Example: batch local increments

use std::sync::Mutex;

struct Stats {
    total: Mutex<u64>,
}

impl Stats {
    fn add_batch(&self, batch: u64) {
        let mut guard = self.total.lock().unwrap();
        *guard += batch;
    }
}

fn process_events(stats: &Stats, events: &[u64]) {
    let mut local_total = 0u64;

    for event in events {
        local_total += *event;
    }

    stats.add_batch(local_total);
}

This pattern is common in logging, metrics, and stream processing. It reduces lock acquisition frequency and improves cache locality.

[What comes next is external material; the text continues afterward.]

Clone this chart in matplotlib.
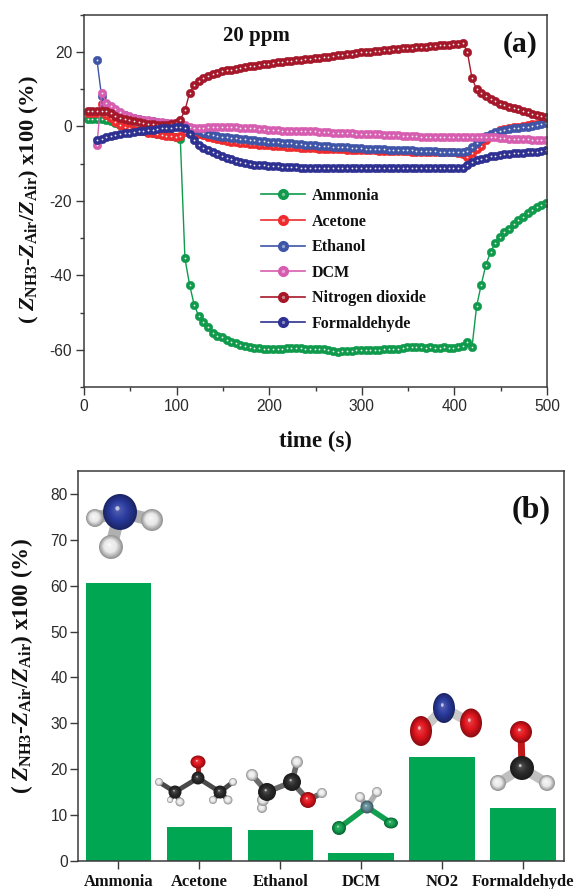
import numpy as np
import matplotlib
matplotlib.use('Agg')
import matplotlib.pyplot as plt
from matplotlib.patches import Ellipse
from matplotlib.legend_handler import HandlerTuple
from matplotlib.ticker import MultipleLocator

plt.rcParams['font.family'] = 'Liberation Sans'
plt.rcParams['axes.unicode_minus'] = False
plt.rcParams['mathtext.fontset'] = 'custom'
plt.rcParams['mathtext.rm'] = 'Liberation Serif:bold'
plt.rcParams['mathtext.it'] = 'Liberation Serif:italic:bold'
plt.rcParams['mathtext.bf'] = 'Liberation Serif:bold'

W, H = 574, 889
SERIF = 'Liberation Serif'
EDGE = '#3a3a3a'

time_s = np.arange(4, 500, 5)

ammonia = [2, 2, 2, 2, 1.8, 1.5, 1, .3, -.2, -.6,
           -1, -1.2, -1.4, -1.6, -1.8, -2, -2.2, -2.4, -2.6, -2.8,
           -3.4, -35.5, -42.5, -48, -51, -52.5, -54, -55.5, -56.2, -56.6,
           -57.3, -57.9, -58.3, -58.8, -59, -59.3, -59.4, -59.6, -59.7, -59.7,
           -59.9, -59.9, -59.7, -59.5, -59.4, -59.4, -59.6, -59.7, -59.8, -59.8,
           -59.8, -59.8, -60, -60.3, -60.6, -60.4, -60.3, -60.3, -60.2, -60,
           -60, -60.2, -60.1, -60, -59.9, -59.9, -59.9, -59.7, -59.4, -59.3,
           -59.2, -59.2, -59.3, -59.4, -59.3, -59.5, -59.6, -59.3, -59.4, -59.5,
           -59.2, -59.1, -57.8, -59.3, -48.3, -42.5, -37.2, -33.8, -31.3, -29.8,
           -28.5, -27.5, -26.2, -25.3, -24.3, -23.4, -22.6, -21.8, -21.2, -20.6]

acetone = [3.5, 3.5, 3.5, 6, 3, 2.2, 1.2, .4, -.2, -.6,
           -1, -1.2, -1.4, -1.7, -1.9, -2.1, -2.3, -2.5, -2.7, -2.9,
           -2.7, -1.6, -1.2, -1.5, -2, -2.4, -2.8, -3.1, -3.4, -3.7,
           -3.9, -4.1, -4.3, -4.4, -4.6, -4.7, -4.8, -4.9, -5, -5.1,
           -5.2, -5.3, -5.4, -5.5, -5.6, -5.7, -5.8, -5.8, -5.9, -5.9,
           -6, -6, -6.1, -6.1, -6.2, -6.2, -6.3, -6.3, -6.4, -6.4,
           -6.5, -6.5, -6.5, -6.6, -6.6, -6.6, -6.7, -6.7, -6.7, -6.7,
           -6.8, -6.8, -6.8, -6.9, -6.9, -6.9, -7, -7, -7, -7,
           -7.1, -7.4, -8.2, -7.2, -6.2, -5.2, -3.6, -2.4, -1.7, -1,
           -.7, -.5, -.3, -.1, .1, .3, .5, .7, 1, 1.2]

ethanol = [17.8, 8, 6, 5, 4.2, 3.6, 3, 2.6,
           2.2, 2, 1.7, 1.5, 1.3, 1.1, .9, .8, .6, .5,
           .4, .2, -.4, -1, -1.4, -1.8, -2.1, -2.4, -2.6, -2.8,
           -3, -3.1, -3.2, -3.3, -3.5, -3.6, -3.8, -3.9, -4, -4.1,
           -4.2, -4.3, -4.4, -4.5, -4.6, -4.7, -4.8, -4.9, -5, -5.1,
           -5.2, -5.3, -5.4, -5.5, -5.5, -5.6, -5.7, -5.8, -5.8, -5.9,
           -6, -6, -6.1, -6.2, -6.2, -6.3, -6.4, -6.4, -6.5, -6.5,
           -6.5, -6.6, -6.6, -6.7, -6.7, -6.7, -6.8, -6.8, -6.8, -6.9,
           -6.9, -7, -6.6, -5.6, -4.6, -3.5, -2.5, -2, -1.5, -1.2,
           -1, -.8, -.6, -.5, -.3, -.1, .1, .3, .6, .8]

dcm = [-5, 9, 6.3, 5.5, 4.5, 3.7, 3.1, 2.7,
       2.3, 2, 1.8, 1.6, 1.4, 1.2, 1.1, 1, .9, .8,
       .6, .3, -.2, -.5, -.6, -.4, -.2, -.1, -.2, -.3,
       -.3, -.2, -.3, -.4, -.5, -.6, -.6, -.7, -.8, -.9,
       -1, -1.1, -1.2, -1.2, -1.2, -1.3, -1.3, -1.4, -1.4, -1.4,
       -1.5, -1.6, -1.6, -1.7, -1.8, -1.8, -1.8, -1.9, -2, -2,
       -2.1, -2.1, -2.2, -2.2, -2.3, -2.4, -2.4, -2.4, -2.5, -2.6,
       -2.6, -2.7, -2.8, -2.9, -3, -3, -3, -3, -3, -3,
       -3, -3, -3, -3, -2.9, -2.9, -2.9, -2.9, -3, -3.1,
       -3.2, -3.3, -3.3, -3.4, -3.5, -3.5, -3.6, -3.7, -3.7, -3.7]

no2 = [4, 4, 4, 4, 4, 3.5, 2.7, 2.3, 2, 1.7,
       1.4, 1.1, .9, .7, .5, .4, .3, .4, .6, .9,
       1.7, 4.3, 8.9, 11, 12.2, 13, 13.5, 14, 14.4, 14.7,
       15, 15.2, 15.5, 15.7, 15.9, 16.1, 16.3, 16.5, 16.6, 16.8,
       17, 17.2, 17.3, 17.4, 17.5, 17.7, 17.8, 18, 18.1, 18.3,
       18.4, 18.6, 18.7, 18.9, 19, 19.2, 19.3, 19.5, 19.6, 19.8,
       19.9, 20, 20.2, 20.3, 20.4, 20.6, 20.7, 20.8, 20.9, 21,
       21.1, 21.2, 21.3, 21.4, 21.5, 21.6, 21.7, 21.8, 21.9, 22,
       22.1, 22.4, 19.9, 12.9, 9.9, 8.8, 8, 7.3, 6.7, 6.1,
       5.6, 5.2, 4.8, 4.5, 4.2, 3.8, 3.4, 3.1, 2.8, 2.5]

formaldehyde = [-3.8, -3.3, -3, -2.7, -2.4, -2.1, -1.9, -1.7,
                -1.5, -1.3, -1.2, -1.1, -.9, -.8, -.6, -.5, -.4, -.2,
                -.1, -.6, -2, -3.8, -4.9, -5.8, -6.4, -7, -7.5, -8,
                -8.4, -8.8, -9.2, -9.6, -9.9, -10.1, -10.3, -10.4, -10.5, -10.6,
                -10.7, -10.8, -10.9, -11, -11, -11, -11.1, -11.1, -11.1, -11.1,
                -11.1, -11.1, -11.1, -11.1, -11.2, -11.2, -11.2, -11.2, -11.2, -11.2,
                -11.2, -11.2, -11.2, -11.2, -11.2, -11.2, -11.2, -11.2, -11.2, -11.2,
                -11.2, -11.2, -11.2, -11.2, -11.2, -11.2, -11.2, -11.2, -11.2, -11.2,
                -11.2, -11.1, -10.4, -9.6, -9.1, -8.7, -8.4, -8.1, -7.9, -7.6,
                -7.5, -7.4, -7.3, -7.2, -7.1, -7, -6.9, -6.8, -6.6, -6.4]

series_names = ['Ammonia', 'Acetone', 'Ethanol', 'DCM', 'Nitrogen dioxide', 'Formaldehyde']
series_values = [ammonia, acetone, ethanol, dcm, no2, formaldehyde]
series_colors = ['#0f9a4c', '#ee2b2e', '#3f55a8', '#d75db0', '#a5182a', '#2e3192']

bar_labels = ['Ammonia', 'Acetone', 'Ethanol', 'DCM', 'NO2', 'Formaldehyde']
bar_values = [60.5, 7.5, 6.7, 1.7, 22.6, 11.5]
bar_color = '#00a651'


def rect(l, t, r, b):
    return [l / W, 1 - b / H, (r - l) / W, (b - t) / H]


fig = plt.figure(figsize=(W / 100, H / 100), dpi=100, facecolor='white')

# ---------- panel (a)
ax = fig.add_axes(rect(84, 14.5, 547, 387))
handles = []
for vals, c in zip(series_values, series_colors):
    t = time_s[-len(vals):]
    ax.plot(t, vals, '-', color=c, lw=1.0, marker='o', ms=6.2, mec=c, mew=0.3)
    ax.plot(t, vals, ls='none', marker='o', ms=1.3, mfc='#f0f0f0', mec='none')
    handles.append((plt.Line2D([], [], color=c, lw=1.2, marker='o', ms=7, mec=c),
                    plt.Line2D([], [], ls='none', marker='o', ms=2.4, mfc='white', mec='none', alpha=.45)))
ax.set_xlim(0, 500)
ax.set_ylim(-70, 30)
ax.xaxis.set_major_locator(MultipleLocator(100))
ax.xaxis.set_minor_locator(MultipleLocator(50))
ax.yaxis.set_minor_locator(MultipleLocator(10))
ax.set_yticks([-60, -40, -20, 0, 20])
ax.set_xlabel('time (s)', family=SERIF, weight='bold', fontsize=16.4, labelpad=12, color='#111111')

leg = ax.legend(handles, series_names, handler_map={tuple: HandlerTuple(ndivide=1, pad=0)},
                loc='upper left', bbox_to_anchor=((261 - 84) / 463, 1 - (188 - 14.5) / 372.5),
                frameon=False, fontsize=11.5, labelspacing=0.6, handlelength=2.75,
                handletextpad=0.44, borderaxespad=0, borderpad=0)
for tx in leg.get_texts():
    tx.set_family(SERIF)
    tx.set_weight('bold')
    tx.set_color('#111111')

# ---------- panel (b)
ax2 = fig.add_axes(rect(78, 471, 563.5, 861))
pos = np.arange(len(bar_values))
ax2.bar(pos, bar_values, width=0.81, color=bar_color)
ax2.set_xlim(-0.5, 5.5)
ax2.set_ylim(0, 85)
ax2.set_yticks(np.arange(0, 81, 10))
ax2.set_xticks(pos)
ax2.set_xticklabels(bar_labels, family=SERIF, weight='bold', fontsize=11.9, color='#111111')

for a in (ax, ax2):
    for s in a.spines.values():
        s.set_linewidth(1.1)
        s.set_color(EDGE)
    a.tick_params(axis='both', which='major', length=5.5, width=1.0, color=EDGE,
                  labelsize=11.2, labelcolor='#2a2a2a', pad=3)
    a.tick_params(axis='both', which='minor', length=3, width=1.0, color=EDGE)
ax2.tick_params(axis='x', labelsize=11.9, labelcolor='#111111', pad=4)
ax2.tick_params(axis='y', pad=2)

ylab = r'( $\mathit{Z}_{\mathrm{NH3}}$-$\mathit{Z}_{\mathrm{Air}}$/$\mathit{Z}_{\mathrm{Air}}$) x100 (%)'
fig.text(29 / W, 1 - 200 / H, ylab, rotation=90, ha='center', va='center', family=SERIF,
         weight='bold', fontsize=16.2, color='#111111')
fig.text(22 / W, 1 - 666 / H, ylab, rotation=90, ha='center', va='center', family=SERIF,
         weight='bold', fontsize=16.7, color='#111111')
fig.text(256 / W, 1 - 36.5 / H, '20 ppm', ha='center', va='center', family=SERIF, weight='bold', fontsize=15, color='#111111')
fig.text(520 / W, 1 - 45 / H, '(a)', ha='center', va='center', family=SERIF, weight='bold', fontsize=21.5, color='#111111')
fig.text(531 / W, 1 - 510 / H, '(b)', ha='center', va='center', family=SERIF, weight='bold', fontsize=23, color='#111111')

# ---------- molecule pictures (decoration, in figure pixels)
ov = fig.add_axes([0, 0, 1, 1], zorder=10)
ov.set_xlim(0, W)
ov.set_ylim(H, 0)
ov.set_autoscale_on(False)
ov.axis('off')
ov.patch.set_alpha(0)
_z = [1.0]


def nextz():
    _z[0] += 0.01
    return _z[0]


def mix(c, other, f):
    a = np.array(matplotlib.colors.to_rgb(c))
    b = np.array(matplotlib.colors.to_rgb(other))
    return tuple(a * (1 - f) + b * f)


def ball(x, y, rx, color, ry=None, light=0.35):
    ry = rx if ry is None else ry
    n = 9
    for i in range(n):
        f = i / (n - 1)
        s = 1 - 0.85 * f
        col = mix(mix(color, 'black', 0.35), color, min(1, f * 2)) if f < .5 else mix(color, 'white', (f - .5) * light)
        ov.add_patch(Ellipse((x - 0.12 * rx * f, y - 0.15 * ry * f), 2 * rx * s, 2 * ry * s,
                             color=col, lw=0, zorder=nextz()))
    ov.add_patch(Ellipse((x - 0.15 * rx, y - 0.2 * ry), 0.25 * rx, 0.25 * ry, color=mix(color, 'white', .7),
                         lw=0, zorder=nextz()))


def bond(p, q, color='#b8b8b8', lw=4):
    ov.plot([p[0], q[0]], [p[1], q[1]], color=color, lw=lw, solid_capstyle='round', zorder=nextz())


BLUE, RED, BLACK, WHITE_H, CL, TEAL = '#2a3a9e', '#e0141c', '#2c2c2c', '#e8e8e8', '#12a050', '#5f8a95'
WH = dict(light=1)

# NH3
N = (120, 512)
for h, r in (((95, 518), 9), ((152, 520), 11), ((111, 547), 12)):
    bond(N, h, '#b0b0b0', 9)
    ball(*h, r, WHITE_H, **WH)
ball(*N, 17, BLUE, ry=18)

# acetone
C0, CL1, CR1, O = (198, 778), (175, 792), (220, 792), (198, 762)
bond(C0, O, '#a02020', 3.5)
for a, b in ((C0, CL1), (C0, CR1), (CL1, (159, 782)), (CL1, (180, 802)), (CL1, (170, 800)),
             (CR1, (233, 782)), (CR1, (213, 800)), (CR1, (228, 800))):
    bond(a, b, '#4a4a4a', 3.5)
for h, r in (((159, 782), 4), ((180, 802), 4.5), ((170, 800), 3), ((233, 782), 4), ((213, 800), 4), ((228, 800), 4.5)):
    ball(*h, r, WHITE_H, **WH)
ball(*CL1, 6.5, BLACK)
ball(*CR1, 6.5, BLACK)
ball(*C0, 6.5, BLACK)
ball(*O, 7.5, RED, ry=6.5)

# ethanol
C1, C2, OE = (267, 792), (292, 782), (308, 800)
for a, b in ((C1, C2), (C2, OE), (OE, (322, 793)), (C2, (297, 762)), (C1, (252, 775)), (C1, (263, 800)), (C1, (262, 808))):
    bond(a, b, '#6a6a6a', 4)
for h, r in (((297, 762), 6), ((252, 775), 6), ((262, 808), 5), ((263, 800), 6), ((322, 793), 5)):
    ball(*h, r, WHITE_H, **WH)
ball(*C1, 9, BLACK)
ball(*C2, 9, BLACK)
ball(*OE, 8, RED)

# DCM
CD = (367, 807)
for q, col in (((339, 828), CL), ((391, 823), CL), ((377, 792), '#b0b0b0'), ((360, 797), '#b0b0b0')):
    bond(CD, q, col, 4)
ball(377, 792, 5, WHITE_H, **WH)
ball(360, 797, 5, WHITE_H, **WH)
ball(339, 828, 7, CL)
ball(391, 823, 7, CL, ry=5.5)
ball(*CD, 6.5, TEAL)

# NO2
NN = (444, 708)
bond(NN, (421, 731), '#c8c8c8', 7)
bond(NN, (471, 723), '#c8c8c8', 7)
ball(421, 731, 11, RED, ry=15)
ball(471, 723, 11, RED, ry=14.5)
ball(*NN, 11, BLUE, ry=15)

# formaldehyde
CF = (522, 768)
bond(CF, (521, 732), '#c01818', 5)
bond(CF, (498, 783), '#c0c0c0', 7)
bond(CF, (547, 783), '#c0c0c0', 7)
ball(498, 783, 8, WHITE_H, **WH)
ball(547, 783, 8, WHITE_H, **WH)
ball(*CF, 12, BLACK)
ball(521, 732, 11, RED)

fig.savefig('out.png', dpi=100)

A practical decision guide

Use the following rule of thumb when optimizing contention:

Can the state be owned by one thread?

Prefer ownership transfer or a single worker.

Is the shared value a simple scalar?

Use an atomic.

Are reads much more common than writes?

Consider RwLock.

Is one lock still too hot?

Shard the state.

Are updates small and frequent?

Batch them.

Are multiple fields updated together?

Keep them behind one lock, but shorten the critical section.

Validate the improvement

Contention fixes should be verified under realistic load. A change that reduces lock time in isolation may not help if it increases allocation, cache misses, or coordination overhead elsewhere.

Look for:

reduced time spent blocked on synchronization
higher throughput at the same core count
flatter latency percentiles under load
better scaling as threads increase

In Rust, it is often worth comparing several designs:

Mutex<T>
RwLock<T>
atomics
sharded state
message passing

The fastest solution depends on the workload, not on the primitive itself.

Conclusion

Reducing lock contention in Rust is mostly a design problem. The best performance gains usually come from shrinking critical sections, removing unnecessary shared mutation, and choosing concurrency patterns that match the workload.

When you do need shared state, prefer the lightest synchronization mechanism that preserves correctness. Use atomics for simple counters, sharding for hot structures, batching for frequent updates, and ownership transfer when shared mutation is avoidable. These techniques often produce larger gains than micro-optimizing the code inside a lock.